Provided data>
↓↓↓

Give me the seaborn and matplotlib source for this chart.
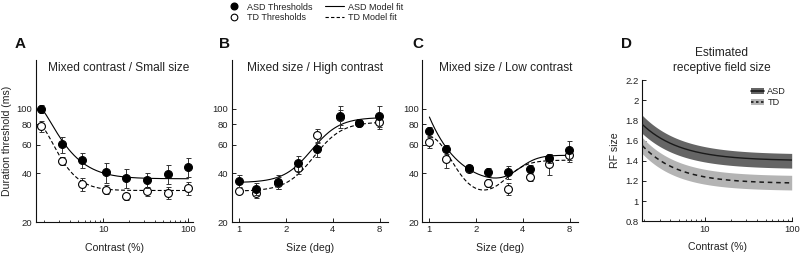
import numpy as np
import pandas as pd
import seaborn as sns
import matplotlib
matplotlib.use("Agg")
import matplotlib.pyplot as plt
from matplotlib.lines import Line2D
from matplotlib.patches import Patch
from matplotlib.ticker import FixedLocator, NullFormatter, NullLocator, LogLocator, FixedFormatter

# ---------------- data ----------------
contrast_A = [1.86, 3.3, 5.66, 10.6, 18.3, 32.4, 56.9, 100]
asd_A = [100, 60.2, 48.0, 40.5, 37.6, 36.2, 39.6, 43.7]
asd_A_err = [5.8, 6.6, 5.2, 5.5, 5.1, 3.9, 5.1, 5.7]
td_A = [78.4, 47.6, 34.2, 31.6, 28.9, 31.1, 30.4, 32.2]
td_A_err = [6.1, 2.8, 3.0, 2.0, 1.5, 2.0, 2.5, 3.0]

size_BC = [1.0, 1.285, 1.795, 2.39, 3.19, 4.43, 5.9, 7.96]
asd_B = [35.9, 32.0, 35.4, 46.0, 56.1, 90.2, 82.2, 90.6]
asd_B_err = [3.0, 2.8, 3.4, 5.0, 5.4, 13.7, 3.1, 13.7]
td_B = [31.1, 30.4, 34.9, 42.9, 68.7, 88.6, 82.2, 82.5]
td_B_err = [1.0, 2.2, 2.8, 3.3, 6.1, 9.5, 2.0, 8.0]

asd_C = [72.7, 56.4, 42.9, 40.7, 40.5, 42.3, 49.4, 55.8]
asd_C_err = [4.9, 3.5, 1.8, 2.3, 3.9, 2.4, 3.4, 7.6]
td_C = [62.5, 49.2, 42.5, 35.0, 31.9, 38.1, 45.6, 51.5]
td_C_err = [4.9, 5.9, 1.6, 2.0, 2.7, 2.4, 6.7, 4.4]

# model-fit parameters (log10 threshold = floor + D*exp(-(u/w)^p) + (hi-floor)*logistic((u-m)/s))
# u = log10(x / x_first)
fitA_asd = dict(floor=1.568, D=0.432, w=0.36, p=1.3, hi=1.568, m=1.0, s=0.1)
fitA_td = dict(floor=1.4955, D=0.397, w=0.30, p=1.45, hi=1.4955, m=1.0, s=0.1)
fitB_asd = dict(floor=1.544, D=0.0, w=1.0, p=1.0, hi=1.947, m=0.467, s=0.0903)
fitB_td = dict(floor=1.491, D=0.0, w=1.0, p=1.0, hi=1.919, m=0.482, s=0.0903)
fitC_asd = dict(floor=1.50, D=0.449, w=0.199, p=1.0, hi=1.709, m=0.575, s=0.0659)
fitC_td = dict(floor=1.46, D=0.366, w=0.199, p=2.0, hi=1.683, m=0.497, s=0.0662)

# receptive-field estimate (panel D): value = plateau + amp*exp(-log10(c/c0)/w)
rf_contrast_range = [1.9, 100]
rf_asd = dict(plateau=1.40, amp=0.36, w=0.44)
rf_asd_hi = dict(plateau=1.465, amp=0.385, w=0.44)
rf_asd_lo = dict(plateau=1.32, amp=0.35, w=0.44)
rf_td = dict(plateau=1.175, amp=0.375, w=0.41)
rf_td_hi = dict(plateau=1.25, amp=0.38, w=0.41)
rf_td_lo = dict(plateau=1.105, amp=0.365, w=0.41)


def fit_curve(x, x0, floor, D, w, p, hi, m, s):
    u = np.log10(x / x0)
    val = floor + D * np.exp(-(u / w) ** p) + (hi - floor) / (1 + np.exp(-(u - m) / s))
    return 10 ** val


def rf_curve(c, c0, plateau, amp, w):
    return plateau + amp * np.exp(-np.log10(c / c0) / w)


# ---------------- style ----------------
sns.set_style("ticks")
plt.rcParams["font.family"] = ["Liberation Sans", "DejaVu Sans"]
plt.rcParams["xtick.direction"] = "in"
plt.rcParams["ytick.direction"] = "in"
TXT = "#222222"
plt.rcParams["text.color"] = TXT
plt.rcParams["axes.labelcolor"] = TXT
plt.rcParams["xtick.color"] = TXT
plt.rcParams["ytick.color"] = TXT

W, H = 800, 254
fig = plt.figure(figsize=(8.0, 2.54), dpi=100)


def ax_at(left, right, top, bottom):
    return fig.add_axes([left / W, 1 - bottom / H, (right - left) / W, (bottom - top) / H])


axA = ax_at(35.7, 193, 60, 222)
axB = ax_at(231.7, 388.3, 60, 222)
axC = ax_at(422.3, 578.3, 60, 222)
axD = ax_at(642.3, 791.7, 80, 221.3)

TICK_FS = 6.8
LABEL_FS = 7.6
TITLE_FS = 8.6


def draw_thresh(ax, x, asd, asd_err, td, td_err, fa, fb, xgrid):
    x = np.asarray(x, float)
    sns.lineplot(x=xgrid, y=fit_curve(xgrid, x[0], **fb), ax=ax, color="black",
                 lw=0.8, linestyle=(0, (3.5, 2)), zorder=2)
    sns.lineplot(x=xgrid, y=fit_curve(xgrid, x[0], **fa), ax=ax, color="black",
                 lw=0.8, zorder=2)
    ax.errorbar(x, td, yerr=td_err, fmt="none", ecolor="#333333", elinewidth=0.7,
                capsize=1.8, capthick=0.7, zorder=3)
    sns.scatterplot(x=x, y=td, ax=ax, color="white", edgecolor="black", linewidth=0.8,
                    s=32, zorder=4)
    ax.errorbar(x, asd, yerr=asd_err, fmt="none", ecolor="#333333", elinewidth=0.7,
                capsize=1.8, capthick=0.7, zorder=5)
    sns.scatterplot(x=x, y=asd, ax=ax, color="black", edgecolor="black", linewidth=0.8,
                    s=32, zorder=6)
    ax.set_yscale("log")
    ax.set_ylim(20, 200)
    ax.yaxis.set_major_locator(FixedLocator([20, 40, 60, 80, 100]))
    ax.yaxis.set_major_formatter(FixedFormatter(["20", "40", "60", "80", "100"]))
    ax.yaxis.set_minor_locator(NullLocator())
    ax.tick_params(labelsize=TICK_FS, length=3, width=0.7, pad=2.5)
    ax.tick_params(which="minor", length=1.8, width=0.6)
    for sp in ["left", "bottom"]:
        ax.spines[sp].set_linewidth(0.8)
        ax.spines[sp].set_color("#111111")
    sns.despine(ax=ax)
    ax.set_ylabel("")


# Panel A
xgA = np.geomspace(contrast_A[0], contrast_A[-1], 300)
draw_thresh(axA, contrast_A, asd_A, asd_A_err, td_A, td_A_err, fitA_asd, fitA_td, xgA)
axA.set_xscale("log")
axA.set_xlim(1.6, 113)
axA.xaxis.set_major_locator(FixedLocator([10, 100]))
axA.xaxis.set_major_formatter(FixedFormatter(["10", "100"]))
axA.xaxis.set_minor_locator(LogLocator(base=10, subs=np.arange(2, 10)))
axA.xaxis.set_minor_formatter(NullFormatter())
axA.set_xlabel("Contrast (%)", fontsize=LABEL_FS, labelpad=6)
axA.set_ylabel("Duration threshold (ms)", fontsize=LABEL_FS)
axA.yaxis.set_label_coords((12.5 - 35.7) / 157.3, 0.5)
axA.text(0.53, 0.95, "Mixed contrast / Small size", transform=axA.transAxes,
         ha="center", va="center", fontsize=TITLE_FS)

# Panels B, C
xgBC = np.geomspace(size_BC[0], 8.0, 300)
for ax, asd, ae, td, te, fa, fb, title in [
    (axB, asd_B, asd_B_err, td_B, td_B_err, fitB_asd, fitB_td, "Mixed size / High contrast"),
    (axC, asd_C, asd_C_err, td_C, td_C_err, fitC_asd, fitC_td, "Mixed size / Low contrast"),
]:
    draw_thresh(ax, size_BC, asd, ae, td, te, fa, fb, xgBC)
    ax.set_xscale("log", base=2)
    ax.set_xlim(0.9, 9.1)
    ax.xaxis.set_major_locator(FixedLocator([1, 2, 4, 8]))
    ax.xaxis.set_major_formatter(FixedFormatter(["1", "2", "4", "8"]))
    ax.xaxis.set_minor_locator(NullLocator())
    ax.set_xlabel("Size (deg)", fontsize=LABEL_FS, labelpad=6)
    ax.text(0.535, 0.95, title, transform=ax.transAxes, ha="center", va="center",
            fontsize=TITLE_FS)

# Panel D
cg = np.geomspace(rf_contrast_range[0], rf_contrast_range[1], 300)
c0 = rf_contrast_range[0]
axD.fill_between(cg, rf_curve(cg, c0, **rf_td_lo), rf_curve(cg, c0, **rf_td_hi),
                 color="#b4b4b4", lw=0, zorder=1)
axD.fill_between(cg, rf_curve(cg, c0, **rf_asd_lo), rf_curve(cg, c0, **rf_asd_hi),
                 color="#656565", lw=0, zorder=2)
sns.lineplot(x=cg, y=rf_curve(cg, c0, **rf_td), ax=axD, color="#1a1a1a", lw=1.1,
             linestyle=(0, (3, 2.5)), zorder=3)
sns.lineplot(x=cg, y=rf_curve(cg, c0, **rf_asd), ax=axD, color="#1a1a1a", lw=1.0, zorder=4)
axD.set_xscale("log")
axD.set_xlim(1.9, 100)
axD.set_ylim(0.8, 2.2)
axD.xaxis.set_major_locator(FixedLocator([10, 100]))
axD.xaxis.set_major_formatter(FixedFormatter(["10", "100"]))
axD.xaxis.set_minor_locator(LogLocator(base=10, subs=np.arange(2, 10)))
axD.xaxis.set_minor_formatter(NullFormatter())
yt = [0.8, 1.0, 1.2, 1.4, 1.6, 1.8, 2.0, 2.2]
axD.yaxis.set_major_locator(FixedLocator(yt))
axD.yaxis.set_major_formatter(FixedFormatter(["0.8", "1", "1.2", "1.4", "1.6", "1.8", "2", "2.2"]))
axD.tick_params(labelsize=TICK_FS, length=3, width=0.7, pad=2.5)
axD.tick_params(which="minor", length=1.8, width=0.6)
for sp in ["left", "bottom"]:
    axD.spines[sp].set_linewidth(0.8)
    axD.spines[sp].set_color("#111111")
sns.despine(ax=axD)
axD.set_xlabel("Contrast (%)", fontsize=LABEL_FS, labelpad=6)
axD.set_ylabel("RF size", fontsize=LABEL_FS, labelpad=4)
fig.text(721.7 / W, 1 - 60.5 / H, "Estimated\nreceptive field size", ha="center",
         va="center", fontsize=TITLE_FS, linespacing=1.25)

h_asd = (Patch(facecolor="#656565", edgecolor="none"),
         Line2D([], [], color="#1a1a1a", lw=1.2))
h_td = (Patch(facecolor="#b4b4b4", edgecolor="none"),
        Line2D([], [], color="#1a1a1a", lw=1.2, linestyle=(0, (1.5, 1.5))))
axD.legend([h_asd, h_td], ["ASD", "TD"], loc="upper right", bbox_to_anchor=(1.0, 0.99),
           frameon=False, fontsize=6.6, handlelength=1.4, handleheight=0.6,
           handletextpad=0.4, labelspacing=0.25, borderaxespad=0.2)

# Top legend
hl = [Line2D([], [], marker="o", ls="none", color="black", markerfacecolor="black", ms=4.8),
      Line2D([], [], marker="o", ls="none", color="black", markerfacecolor="white", ms=4.8, mew=0.8),
      Line2D([], [], color="black", lw=0.8),
      Line2D([], [], color="black", lw=0.8, linestyle=(0, (3, 2)))]
ll = ["ASD Thresholds", "TD Thresholds", "ASD Model fit", "TD Model fit"]
fig.legend(hl, ll, ncol=2, loc="upper center", bbox_to_anchor=(314 / W, 1.022),
           frameon=False, fontsize=6.5, handlelength=2.0, handletextpad=0.45,
           columnspacing=1.4, labelspacing=0.15)

# Panel letters
for lbl, xp in [("A", 20), ("B", 224), ("C", 418), ("D", 626)]:
    fig.text(xp / W, 1 - 44 / H, lbl, ha="center", va="center", fontsize=11,
             fontweight="bold", color="#111111")

fig.savefig("out.png", dpi=100)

↑↑↑

Requirement>
Every line holding "matplotlib" should be copied out.

Task result>
Give me the seaborn and matplotlib source for this chart.
import matplotlib
matplotlib.use("Agg")
import matplotlib.pyplot as plt
from matplotlib.lines import Line2D
from matplotlib.patches import Patch
from matplotlib.ticker import FixedLocator, NullFormatter, NullLocator, LogLocator, FixedFormatter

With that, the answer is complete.